TASK STATEMENT: Transcribe every line from the top down to the line with "Chart.register(...registerables);", both ends included, but not the pictures.

● ● ● ● ● ● ●

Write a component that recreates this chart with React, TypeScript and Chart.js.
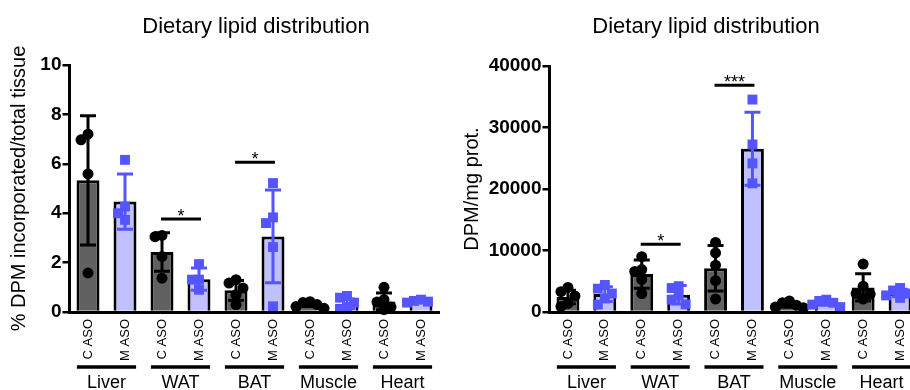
import React, { useEffect, useRef } from 'react';
import { Chart, registerables } from 'chart.js';
Chart.register(...registerables);

// ---------- data ----------
const categories = ['C ASO', 'M ASO', 'C ASO', 'M ASO', 'C ASO', 'M ASO', 'C ASO', 'M ASO', 'C ASO', 'M ASO'];
const groups = ['Liver', 'WAT', 'BAT', 'Muscle', 'Heart'];
const chartTitle = 'Dietary lipid distribution';

const leftYTitle = '% DPM incorporated/total tissue';
const leftMax = 10;
const leftStep = 2;
const leftMeans = [5.33, 4.47, 2.43, 1.33, 0.88, 3.06, 0.3, 0.33, 0.43, 0.45];
const leftSD = [2.62, 1.12, 0.78, 0.45, 0.4, 1.88, 0.08, 0.2, 0.34, 0.06];
const leftPoints = [
  [7.2, 6.97, 5.59, 1.58],
  [6.16, 4.27, 4.0, 3.73],
  [3.1, 3.05, 2.25, 1.37],
  [1.94, 1.31, 1.31, 0.9],
  [1.31, 1.17, 0.97, 0.7, 0.3],
  [5.22, 3.83, 3.6, 2.63, 0.23],
  [0.42, 0.38, 0.3, 0.22, 0.15],
  [0.65, 0.58, 0.38, 0.2, 0.12],
  [1.0, 0.5, 0.4, 0.2, 0.1],
  [0.5, 0.45, 0.42, 0.38],
];
const leftSigGroups = [1, 2];
const leftSigHeights = [3.77, 6.06];
const leftSigMarks = ['*', '*'];

const rightYTitle = 'DPM/mg prot.';
const rightMax = 40000;
const rightStep = 10000;
const rightMeans = [2430, 2920, 6160, 2810, 7130, 26540, 1190, 1460, 4000, 3080];
const rightSD = [1100, 1200, 2300, 1500, 3700, 5950, 400, 350, 2200, 600];
const rightPoints = [
  [4000, 3300, 2600, 1400, 900],
  [4400, 3800, 3000, 2200, 1200],
  [9000, 6900, 6600, 5300, 3000],
  [4200, 3900, 2700, 2000, 1250],
  [11300, 9600, 7600, 5100, 2100],
  [34540, 27240, 24160, 20920],
  [1800, 1500, 1100, 800, 700],
  [2000, 1800, 1500, 1200, 800],
  [7800, 4200, 3000, 2900, 2100],
  [3900, 3500, 3000, 2700, 2300],
];
const rightSigGroups = [1, 2];
const rightSigHeights = [11030, 36860];
const rightSigMarks = ['*', '***'];

// ---------- styles ----------
const FONT = "'Liberation Sans', Arial, sans-serif";
const C_FILL = '#616161';
const M_FILL = '#c0c0ff';
const C_POINT = '#000000';
const M_POINT = '#5555ff';
const H = 390;

type Spec = {
  left: number; width: number; areaLeft: number; areaRight: number; areaTop: number; areaBottom: number;
  titleX: number; yTitleX: number; yTitle: string; yMax: number; yStep: number;
  means: number[]; sd: number[]; points: number[][];
  sigGroups: number[]; sigHeights: number[]; sigMarks: string[];
};

const leftSpec: Spec = {
  left: 0, width: 455, areaLeft: 69.5, areaRight: 439.5, areaTop: 65, areaBottom: 312,
  titleX: 256, yTitleX: 19, yTitle: leftYTitle, yMax: leftMax, yStep: leftStep,
  means: leftMeans, sd: leftSD, points: leftPoints,
  sigGroups: leftSigGroups, sigHeights: leftSigHeights, sigMarks: leftSigMarks,
};
const rightSpec: Spec = {
  left: 455, width: 480, areaLeft: 94.5, areaRight: 463.5, areaTop: 66, areaBottom: 312,
  titleX: 251, yTitleX: 17, yTitle: rightYTitle, yMax: rightMax, yStep: rightStep,
  means: rightMeans, sd: rightSD, points: rightPoints,
  sigGroups: rightSigGroups, sigHeights: rightSigHeights, sigMarks: rightSigMarks,
};

// simple beeswarm: spread overlapping points sideways (category units)
function swarm(values: number[], pxPerUnit: number, pxPerCat: number): number[] {
  const step = 7;
  const placed: { dx: number; py: number }[] = [];
  const out: number[] = [];
  const tries = [0, -1, 1, -2, 2];
  values.forEach((v) => {
    const py = v * pxPerUnit;
    let chosen = 0;
    for (const t of tries) {
      const dx = t * step;
      const ok = placed.every((q) => Math.abs(q.py - py) >= 9 || Math.abs(q.dx - dx) >= step);
      chosen = dx;
      if (ok) break;
    }
    placed.push({ dx: chosen, py });
    out.push(chosen / pxPerCat);
  });
  return out;
}

function Panel({ spec }: { spec: Spec }) {
  const ref = useRef<HTMLCanvasElement>(null);
  useEffect(() => {
    const p = spec;
    const n = categories.length;
    const pxPerUnit = (p.areaBottom - p.areaTop) / p.yMax;
    const pxPerCat = (p.areaRight - p.areaLeft) / n;
    const scatter: { x: number; y: number }[] = [];
    const pStyle: string[] = [];
    const pColor: string[] = [];
    const pRadius: number[] = [];
    p.points.forEach((arr, i) => {
      const offs = swarm(arr, pxPerUnit, pxPerCat);
      arr.forEach((v, j) => {
        const isC = i % 2 === 0;
        scatter.push({ x: i + offs[j], y: v });
        pStyle.push(isC ? 'circle' : 'rect');
        pColor.push(isC ? C_POINT : M_POINT);
        pRadius.push(isC ? 5.5 : 7);
      });
    });

    const overlay = {
      id: 'overlay',
      afterDatasetDraw(chart: any, args: any) {
        if (args.index !== 1) return;
        const ctx = chart.ctx;
        const xs = chart.scales.x;
        const ys = chart.scales.y;
        ctx.save();
        ctx.lineWidth = 3;
        p.means.forEach((m, i) => {
          const cx = xs.getPixelForValue(i);
          const top = ys.getPixelForValue(m + p.sd[i]);
          const bot = ys.getPixelForValue(Math.max(0, m - p.sd[i]));
          ctx.strokeStyle = i % 2 === 0 ? C_POINT : M_POINT;
          ctx.beginPath();
          ctx.moveTo(cx, top); ctx.lineTo(cx, bot);
          ctx.moveTo(cx - 8, top); ctx.lineTo(cx + 8, top);
          ctx.moveTo(cx - 8, bot); ctx.lineTo(cx + 8, bot);
          ctx.stroke();
        });
        ctx.restore();
      },
      afterDraw(chart: any) {
        const ctx = chart.ctx;
        const xs = chart.scales.x;
        const ys = chart.scales.y;
        const area = chart.chartArea;
        ctx.save();
        ctx.fillStyle = '#000';
        // title
        ctx.font = `22px ${FONT}`;
        ctx.textAlign = 'center';
        ctx.textBaseline = 'middle';
        ctx.fillText(chartTitle, p.titleX, 27);
        // y title
        ctx.save();
        ctx.translate(p.yTitleX, (area.top + area.bottom) / 2);
        ctx.rotate(-Math.PI / 2);
        ctx.font = `20px ${FONT}`;
        ctx.fillText(p.yTitle, 0, 0);
        ctx.restore();
        // significance
        ctx.strokeStyle = '#000';
        ctx.lineWidth = 3;
        p.sigGroups.forEach((g, k) => {
          const x1 = xs.getPixelForValue(g * 2) - 1;
          const x2 = xs.getPixelForValue(g * 2 + 1) + 2;
          const yy = ys.getPixelForValue(p.sigHeights[k]);
          ctx.beginPath(); ctx.moveTo(x1, yy); ctx.lineTo(x2, yy); ctx.stroke();
          ctx.font = `18px ${FONT}`;
          ctx.textBaseline = 'alphabetic';
          ctx.fillText(p.sigMarks[k], (x1 + x2) / 2, yy + 3);
        });
        // groups
        ctx.lineWidth = 3.5;
        groups.forEach((g, k) => {
          const a = xs.getPixelForValue(k * 2);
          const b = xs.getPixelForValue(k * 2 + 1);
          const c = (a + b) / 2;
          const half = 0.8 * pxPerCat;
          const ly = area.bottom + 55;
          ctx.beginPath(); ctx.moveTo(c - half, ly); ctx.lineTo(c + half, ly); ctx.stroke();
          ctx.font = `18px ${FONT}`;
          ctx.textBaseline = 'middle';
          ctx.fillText(g, c, area.bottom + 71);
        });
        ctx.restore();
      },
    };

    const chart = new Chart(ref.current as HTMLCanvasElement, {
      type: 'bar',
      data: {
        labels: categories,
        datasets: [
          {
            type: 'scatter',
            data: scatter,
            xAxisID: 'xs',
            yAxisID: 'y',
            pointStyle: pStyle,
            pointBackgroundColor: pColor,
            pointBorderColor: pColor,
            pointBorderWidth: 0,
            pointRadius: pRadius,
            showLine: false,
            clip: false,
            order: 0,
          } as any,
          {
            type: 'bar',
            data: p.means,
            xAxisID: 'x',
            yAxisID: 'y',
            grouped: false,
            backgroundColor: categories.map((_, i) => (i % 2 === 0 ? C_FILL : M_FILL)),
            borderColor: '#000',
            borderWidth: 3,
            barPercentage: 0.62,
            categoryPercentage: 1,
            order: 1,
          } as any,
        ],
      },
      options: {
        responsive: false,
        animation: false,
        layout: { padding: { left: 0, top: p.areaTop, right: p.width - p.areaRight, bottom: 0 } },
        plugins: { legend: { display: false }, title: { display: false }, tooltip: { enabled: false } },
        scales: {
          x: {
            type: 'category',
            offset: true,
            grid: { display: false, drawTicks: false },
            border: { display: true, color: '#000', width: 3, z: 1 },
            ticks: {
              autoSkip: false, minRotation: 90, maxRotation: 90, padding: 7, color: '#000',
              font: { family: FONT, size: 13 },
            },
            afterFit: (s: any) => { s.height = H - p.areaBottom; },
          },
          xs: { type: 'linear', display: false, min: -0.5, max: n - 0.5, offset: false },
          y: {
            type: 'linear',
            min: 0,
            max: p.yMax,
            grid: { display: true, drawOnChartArea: false, drawTicks: true, tickLength: 7, color: '#000', lineWidth: 2.5 },
            border: { display: true, color: '#000', width: 3 },
            ticks: {
              stepSize: p.yStep, padding: 1, color: '#000',
              font: { family: FONT, size: 19, weight: 'bold' },
              callback: (v: any) => String(v),
            },
            afterFit: (s: any) => { s.width = p.areaLeft; },
          },
        } as any,
      },
      plugins: [overlay],
    });
    return () => chart.destroy();
  }, [spec]);
  return (
    <canvas
      ref={ref}
      width={spec.width}
      height={H}
      style={{ position: 'absolute', left: spec.left, top: 0, width: spec.width, height: H }}
    />
  );
}

export default function App() {
  return (
    <div style={{ position: 'fixed', left: 0, top: 0, width: 910, height: H, overflow: 'hidden', background: '#fff' }}>
      <Panel spec={leftSpec} />
      <Panel spec={rightSpec} />
    </div>
  );
}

● ● ● ● ● ● ●

FULL ANSWER:
Write a component that recreates this chart with React, TypeScript and Chart.js.
import React, { useEffect, useRef } from 'react';
import { Chart, registerables } from 'chart.js';
Chart.register(...registerables);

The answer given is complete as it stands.